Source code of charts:
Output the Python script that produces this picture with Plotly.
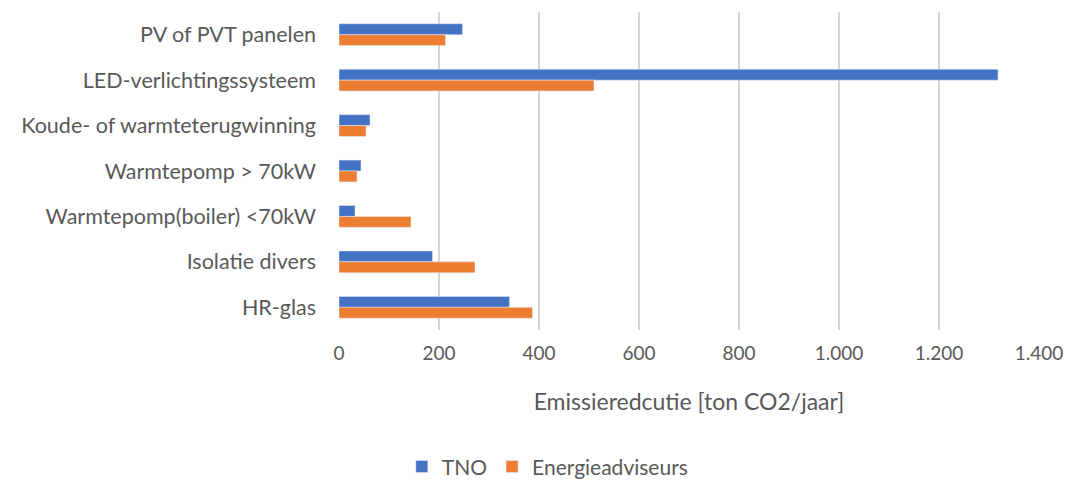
import plotly.graph_objects as go

categories = ["PV of PVT panelen", "LED-verlichtingssysteem", "Koude- of warmteterugwinning",
              "Warmtepomp > 70kW", "Warmtepomp(boiler) <70kW", "Isolatie divers", "HR-glas"]
tno = [247, 1318, 62, 44, 32, 187, 341]
energieadviseurs = [213, 510, 54, 36, 144, 272, 387]

font_family = "Lato, 'Open Sans', sans-serif"
text_color = "#595959"

fig = go.Figure()
fig.add_trace(go.Bar(y=categories, x=tno, orientation="h", name="TNO",
                     marker=dict(color="#4472C4")))
fig.add_trace(go.Bar(y=categories, x=energieadviseurs, orientation="h", name="Energieadviseurs",
                     marker=dict(color="#ED7D31")))

fig.update_layout(
    width=1068, height=473,
    barmode="group", bargap=0.52, bargroupgap=0,
    plot_bgcolor="white", paper_bgcolor="white",
    margin=dict(l=330.5, r=37, t=4, b=151, autoexpand=False),
    separators=",.",
    font=dict(family=font_family, size=20, color=text_color),
    showlegend=True,
    legend=dict(orientation="h", xref="container", yref="container",
                x=0.505, xanchor="center", y=0.03, yanchor="middle",
                font=dict(size=21, color=text_color)),
    xaxis=dict(range=[0, 1400], dtick=200, separatethousands=True,
               showgrid=True, gridcolor="#d4d4d4", gridwidth=1.5,
               zeroline=False, showline=False, ticks="", ticklabelstandoff=10,
               tickfont=dict(size=19, color=text_color),
               title=dict(text="Emissieredcutie [ton CO2/jaar]",
                          font=dict(size=23, color=text_color), standoff=30)),
    yaxis=dict(type="category", categoryorder="array", categoryarray=categories,
               autorange="reversed", showgrid=False, zeroline=False, showline=False,
               ticks="", ticklabelstandoff=22,
               tickfont=dict(size=21.5, color=text_color)),
)

fig.write_html("out.html")
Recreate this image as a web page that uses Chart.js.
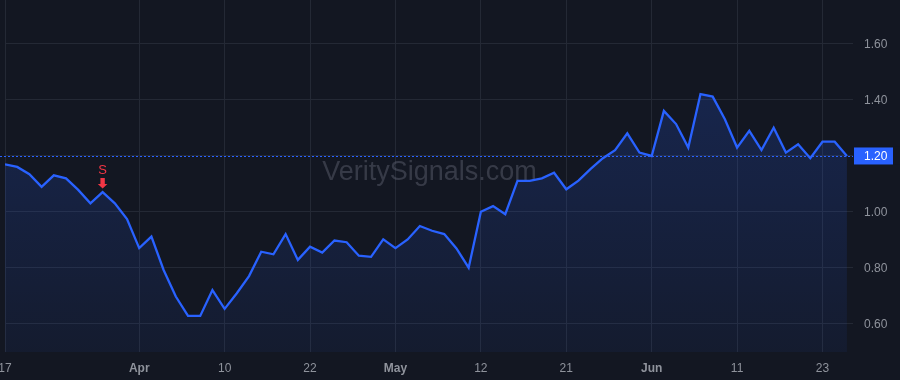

Set task:
Return the whole listing, word for word, and leave out every picture.

Result for this exercise:
Output the Python script that produces this picture with Plotly.
import plotly.graph_objects as go

categories = ["PV of PVT panelen", "LED-verlichtingssysteem", "Koude- of warmteterugwinning",
              "Warmtepomp > 70kW", "Warmtepomp(boiler) <70kW", "Isolatie divers", "HR-glas"]
tno = [247, 1318, 62, 44, 32, 187, 341]
energieadviseurs = [213, 510, 54, 36, 144, 272, 387]

font_family = "Lato, 'Open Sans', sans-serif"
text_color = "#595959"

fig = go.Figure()
fig.add_trace(go.Bar(y=categories, x=tno, orientation="h", name="TNO",
                     marker=dict(color="#4472C4")))
fig.add_trace(go.Bar(y=categories, x=energieadviseurs, orientation="h", name="Energieadviseurs",
                     marker=dict(color="#ED7D31")))

fig.update_layout(
    width=1068, height=473,
    barmode="group", bargap=0.52, bargroupgap=0,
    plot_bgcolor="white", paper_bgcolor="white",
    margin=dict(l=330.5, r=37, t=4, b=151, autoexpand=False),
    separators=",.",
    font=dict(family=font_family, size=20, color=text_color),
    showlegend=True,
    legend=dict(orientation="h", xref="container", yref="container",
                x=0.505, xanchor="center", y=0.03, yanchor="middle",
                font=dict(size=21, color=text_color)),
    xaxis=dict(range=[0, 1400], dtick=200, separatethousands=True,
               showgrid=True, gridcolor="#d4d4d4", gridwidth=1.5,
               zeroline=False, showline=False, ticks="", ticklabelstandoff=10,
               tickfont=dict(size=19, color=text_color),
               title=dict(text="Emissieredcutie [ton CO2/jaar]",
                          font=dict(size=23, color=text_color), standoff=30)),
    yaxis=dict(type="category", categoryorder="array", categoryarray=categories,
               autorange="reversed", showgrid=False, zeroline=False, showline=False,
               ticks="", ticklabelstandoff=22,
               tickfont=dict(size=21.5, color=text_color)),
)

fig.write_html("out.html")
Recreate this image as a web page that uses Chart.js.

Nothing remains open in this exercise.